The Rev. Matthew D. Larsen
Christ Episcopal Church
New Haven, Connecticut
4th Sunday of Easter
Today is Good Shepherd Sunday. The readings are among the most well known in the Bible. Everybody knows this stuff, even people who have never darkened the door of a church. Centuries of pious dust have collected around these passages. Their sparkle has been grown dim and they now feel more at home on a Precious Moments angel figurine or a Hallmark card.
Today I’d like to try to blow some of the dust off and encounter them afresh. Psalm 23 and John 10 both use sheep herding as a metaphor. Let’s explore that metaphor. Social perceptions of rustic life have always evolved. Our post-industrial world and our idealization of stories like this may lead us think about shepherding as an idyllic, peaceful, and noble profession. But that was not necessarily the case in the ancient world. While some praised rustic life, sheep were dumb creatures and shepherds were often thought of as country bumpkins, who were not wildly intelligent, not terribly important, the kind of morally questionable people who might be known to frequent a bar or even a brothel. Hard working people doing physical labor, not necessarily the sharpest tools in the shed, not impious but not necessarily the most morally rigorous either. So why does Scripture deploy this metaphor? I don’t know. But it does.

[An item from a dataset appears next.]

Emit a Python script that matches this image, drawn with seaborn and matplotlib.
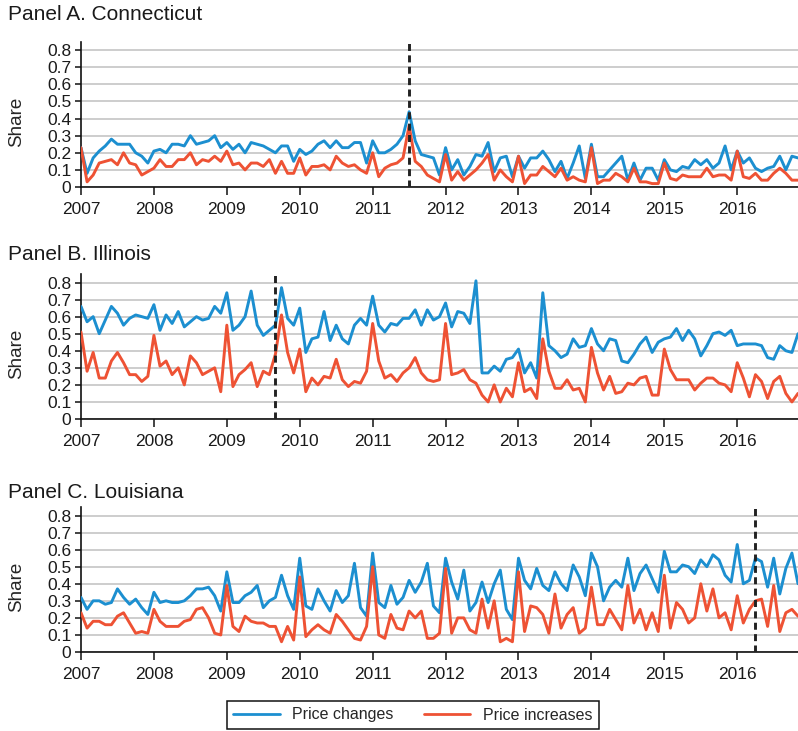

What I thought interesting this week was that Psalm 23 speaks from the perspective of the sheep and John 10 from the perspective of the shepherd. In Psalm 23, we hear the voice of the sheep. As we chant it, we ventriloquize ourselves as sheep. Part of the problem is the well-known language of the King James Version. It’s not that the King James is a bad translation. It’s just that few speak Shakespearian English anymore, although this congregation probably has a comparatively higher fluency than most.
Let me walk us through each line and offer a defamiliarized translation of the Hebrew:
The Lord is my shepherd: We are a herd of smelly sheep. But we don’t have some normal shepherd, YHWH is our shepherd. The Lord is the one who feeds me, who pastures me, who guides me.
I shall not want: the idea is that as the Lord shepherds me, there is nothing that I might need that I don’t have. I lack nothing necessary for life as a sheep.
He maketh me to lie down in green pastures: he leadeth me beside the still waters: This one needs some explanation. The verbal stems of the Hebrew verbs clarify that it’s not just that our shepherd, the Lord, says to us sheep, pointing over yonder, “Hey gang, there’s a killer field with a stream in it.” No, there is a compelling element to it. The Lord makes us lay down in the green grass. The Lord leads us to calm, clear water and then causes us to rest there. Implied is that we don’t always know how to rest and the Lord compels us to rest.
He restoreth my soul: Our shepherd, the Lord, repairs our little sheep nephesh. Nephesh is the Hebrew word for soul, living being, life, self, person, desire, appetite, emotion, and passion. The idea is that our shepherd sees all the sheep’s bumps and bruises and the Lord lovingly attends to them.
He leadeth me in the paths of righteousness for his name’s sake: Let’s not to import medieval and modern notions of righteousness. The idea is just that the Lord shepherds us sheep in the right ways to go.
Yea, though I walk through the valley of the shadow of death, I will fear no evil: for thou art with me; thy rod and thy staff they comfort me: Imagine you are a sheep and you have to walk not along a ridge, but through a valley, not during the day, but in the deep darkness of night. That’s about the worst scenario for a sheep, right? Are there wolves around? No way to tell. But the shepherd is there. He nudges you and pushes you in the right way with the same club that he uses to count or muster the sheep. It comforts you to know the shepherd is there.
So that’s the sheep perspective. But what about the shepherd’s perspective? John 10 provides us with that. Jesus says that he is a good shepherd. He contrasts his good shepherd-ness with some kind of a day-laborer. The kind of person you might hire, if you, the shepherd, had to go into town for the day.
But he that is an hireling, and not the shepherd, whose own the sheep are not, seeth the wolf coming, and leaveth the sheep, and fleeth: and the wolf catcheth them, and scattereth the sheep. The hireling fleeth, because he is an hireling, and careth not for the sheep. I am the good shepherd, and know my sheep, and am known of mine.
The point of the contrast is to show the personal investment of each. The day-laborer’s investment is the money due at the end of the day, a day’s wage. The investment of a good shepherd is far more: it’s the shepherd’s own life. His life is yoked with the lives of his sheep. If he dies, they die. If he lives, they live.
In baptism, our life is connected with the Good Shepherd. His death is our death. His resurrected life is our life. He gave his life on Good Friday, and each time we come to the table he continues to give his life. So come. Come as sheep. Come to the good shepherd. Come to green pasture and calm waters. The shepherd compels us to come find refreshment. Jesus says to us, “I am the living bread which came down from heaven: if any man eats of this bread, he shall live for ever: and the bread that I will give is my flesh, which I will give for the life of the world.” And that’s why we call him “good.”